## SHORT TASK
Print exactly the lines from the first one down to the line that contains "ax = fig.add_axes([78/1080, 67/688, 1", both included, and skip the pictures.

## SOURCE MATERIAL
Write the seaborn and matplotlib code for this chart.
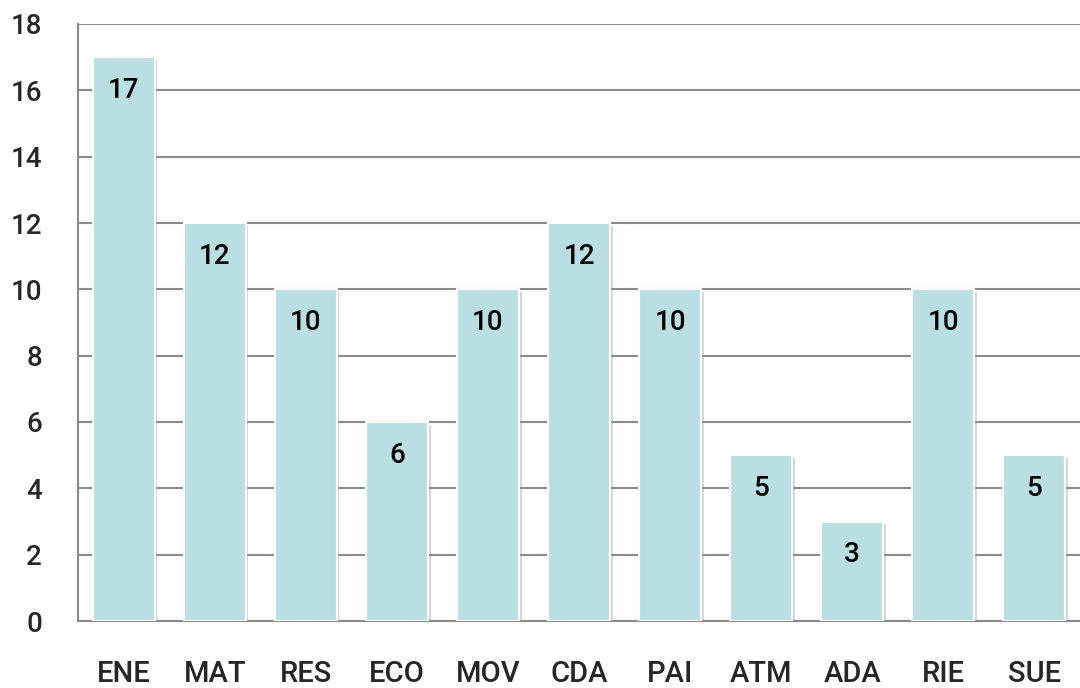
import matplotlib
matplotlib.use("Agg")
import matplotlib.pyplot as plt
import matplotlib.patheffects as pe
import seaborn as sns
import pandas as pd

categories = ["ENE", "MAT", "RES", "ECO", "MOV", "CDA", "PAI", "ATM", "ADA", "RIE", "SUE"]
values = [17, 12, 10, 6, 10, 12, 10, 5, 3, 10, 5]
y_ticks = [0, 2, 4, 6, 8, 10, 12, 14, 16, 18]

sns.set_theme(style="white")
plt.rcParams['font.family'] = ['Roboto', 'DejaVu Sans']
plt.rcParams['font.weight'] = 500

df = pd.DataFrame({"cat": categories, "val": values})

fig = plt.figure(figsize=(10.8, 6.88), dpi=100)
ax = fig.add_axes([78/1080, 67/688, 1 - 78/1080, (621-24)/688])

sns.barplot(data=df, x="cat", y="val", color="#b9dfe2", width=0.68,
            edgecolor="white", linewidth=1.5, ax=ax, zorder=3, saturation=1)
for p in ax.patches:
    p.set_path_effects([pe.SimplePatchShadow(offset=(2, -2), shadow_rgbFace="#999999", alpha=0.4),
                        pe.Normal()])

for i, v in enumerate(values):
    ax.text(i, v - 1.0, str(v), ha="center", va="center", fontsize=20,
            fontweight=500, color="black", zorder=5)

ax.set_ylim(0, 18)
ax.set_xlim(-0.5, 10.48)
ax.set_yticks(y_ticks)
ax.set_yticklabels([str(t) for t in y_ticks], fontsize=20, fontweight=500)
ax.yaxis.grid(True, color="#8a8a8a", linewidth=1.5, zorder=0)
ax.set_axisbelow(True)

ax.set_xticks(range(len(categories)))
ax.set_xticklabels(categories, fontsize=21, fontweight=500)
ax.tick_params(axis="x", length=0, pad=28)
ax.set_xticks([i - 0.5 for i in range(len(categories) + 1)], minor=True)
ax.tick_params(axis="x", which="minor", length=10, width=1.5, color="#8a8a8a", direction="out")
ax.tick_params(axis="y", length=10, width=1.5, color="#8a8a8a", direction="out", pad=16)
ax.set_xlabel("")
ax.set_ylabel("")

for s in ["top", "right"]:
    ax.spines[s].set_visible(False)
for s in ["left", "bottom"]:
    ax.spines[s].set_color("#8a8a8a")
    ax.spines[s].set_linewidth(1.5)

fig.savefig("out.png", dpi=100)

## EXERCISE RESULT
Write the seaborn and matplotlib code for this chart.
import matplotlib
matplotlib.use("Agg")
import matplotlib.pyplot as plt
import matplotlib.patheffects as pe
import seaborn as sns
import pandas as pd

categories = ["ENE", "MAT", "RES", "ECO", "MOV", "CDA", "PAI", "ATM", "ADA", "RIE", "SUE"]
values = [17, 12, 10, 6, 10, 12, 10, 5, 3, 10, 5]
y_ticks = [0, 2, 4, 6, 8, 10, 12, 14, 16, 18]

sns.set_theme(style="white")
plt.rcParams['font.family'] = ['Roboto', 'DejaVu Sans']
plt.rcParams['font.weight'] = 500

df = pd.DataFrame({"cat": categories, "val": values})

fig = plt.figure(figsize=(10.8, 6.88), dpi=100)
ax = fig.add_axes([78/1080, 67/688, 1 - 78/1080, (621-24)/688])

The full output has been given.